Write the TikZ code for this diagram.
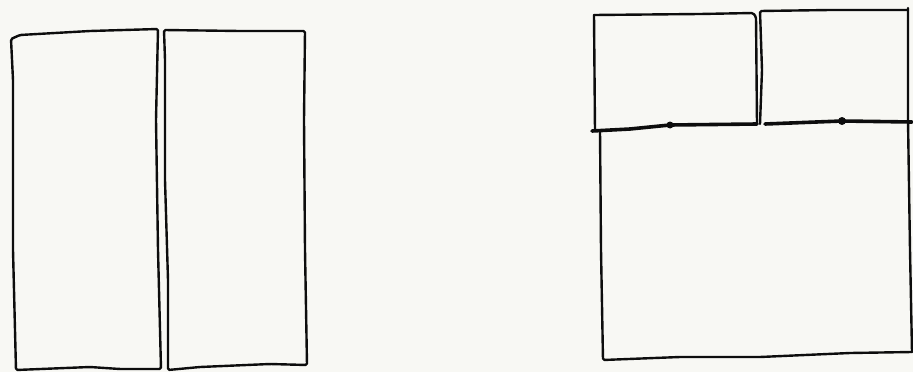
\documentclass[tikz,border=0pt]{standalone}
\definecolor{paper}{HTML}{F8F8F4}
\definecolor{ink}{HTML}{0D0D0D}
\begin{document}
\begin{tikzpicture}[x=1pt,y=-1pt,
  sketch/.style={draw=ink,line width=2.4pt,line join=round,line cap=round,rounded corners=1.5pt},
  heavy/.style={draw=ink,line width=3.6pt,line cap=round},
  knot/.style={fill=ink,circle,inner sep=0pt,minimum size=7pt}]
\fill[paper] (0,0) rectangle (913,372);
\useasboundingbox (0,0) rectangle (913,372);
% left pair
\draw[sketch] (11,39) -- (20,35) -- (90,31) -- (158,29) -- (156,120) -- (158,250) -- (161,369) -- (120,369) -- (90,367) -- (16,370) -- (13,250) -- (13,80) -- cycle;
\draw[sketch] (164,30) -- (240,31) -- (305,31) -- (304,120) -- (305,250) -- (307,365) -- (270,364) -- (200,367) -- (168,370) -- (168,280) -- (165,180) -- (165,60) -- cycle;
% right: top small rects
\draw[sketch] (594,15) -- (700,14) -- (753,13) -- (756,17) -- (757,124);
\draw[sketch] (594,15) -- (595,131);
\draw[sketch] (760,124) -- (762,70) -- (760,11) -- (830,10) -- (908,10);
% big rect
\draw[sketch] (600,131) -- (601,250) -- (603,360) -- (680,357) -- (760,357) -- (850,353) -- (912,352);
\draw[sketch] (908,8) -- (908,120) -- (910,250) -- (912,352);
% thick line with two knots
\coordinate (a) at (592,131);
\coordinate (k1) at (670,125);
\coordinate (m1) at (757,124);
\coordinate (m2) at (765,124);
\coordinate (k2) at (842,121);
\coordinate (b) at (912,122);
\draw[heavy] (a) -- (630,129) -- (k1) -- (m1);
\draw[heavy] (m2) -- (k2) -- (b);
\node[knot] at (k1) {};
\node[knot,minimum size=8pt] at (k2) {};
\end{tikzpicture}
\end{document}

● ● ● ● ● ● ●

### STATED GOAL:
Your copy of the data above should match it exactly, except that pictures are left out.

### THE REPLY:
Write the TikZ code for this diagram.
\documentclass[tikz,border=0pt]{standalone}
\definecolor{paper}{HTML}{F8F8F4}
\definecolor{ink}{HTML}{0D0D0D}
\begin{document}
\begin{tikzpicture}[x=1pt,y=-1pt,
  sketch/.style={draw=ink,line width=2.4pt,line join=round,line cap=round,rounded corners=1.5pt},
  heavy/.style={draw=ink,line width=3.6pt,line cap=round},
  knot/.style={fill=ink,circle,inner sep=0pt,minimum size=7pt}]
\fill[paper] (0,0) rectangle (913,372);
\useasboundingbox (0,0) rectangle (913,372);
% left pair
\draw[sketch] (11,39) -- (20,35) -- (90,31) -- (158,29) -- (156,120) -- (158,250) -- (161,369) -- (120,369) -- (90,367) -- (16,370) -- (13,250) -- (13,80) -- cycle;
\draw[sketch] (164,30) -- (240,31) -- (305,31) -- (304,120) -- (305,250) -- (307,365) -- (270,364) -- (200,367) -- (168,370) -- (168,280) -- (165,180) -- (165,60) -- cycle;
% right: top small rects
\draw[sketch] (594,15) -- (700,14) -- (753,13) -- (756,17) -- (757,124);
\draw[sketch] (594,15) -- (595,131);
\draw[sketch] (760,124) -- (762,70) -- (760,11) -- (830,10) -- (908,10);
% big rect
\draw[sketch] (600,131) -- (601,250) -- (603,360) -- (680,357) -- (760,357) -- (850,353) -- (912,352);
\draw[sketch] (908,8) -- (908,120) -- (910,250) -- (912,352);
% thick line with two knots
\coordinate (a) at (592,131);
\coordinate (k1) at (670,125);
\coordinate (m1) at (757,124);
\coordinate (m2) at (765,124);
\coordinate (k2) at (842,121);
\coordinate (b) at (912,122);
\draw[heavy] (a) -- (630,129) -- (k1) -- (m1);
\draw[heavy] (m2) -- (k2) -- (b);
\node[knot] at (k1) {};
\node[knot,minimum size=8pt] at (k2) {};
\end{tikzpicture}
\end{document}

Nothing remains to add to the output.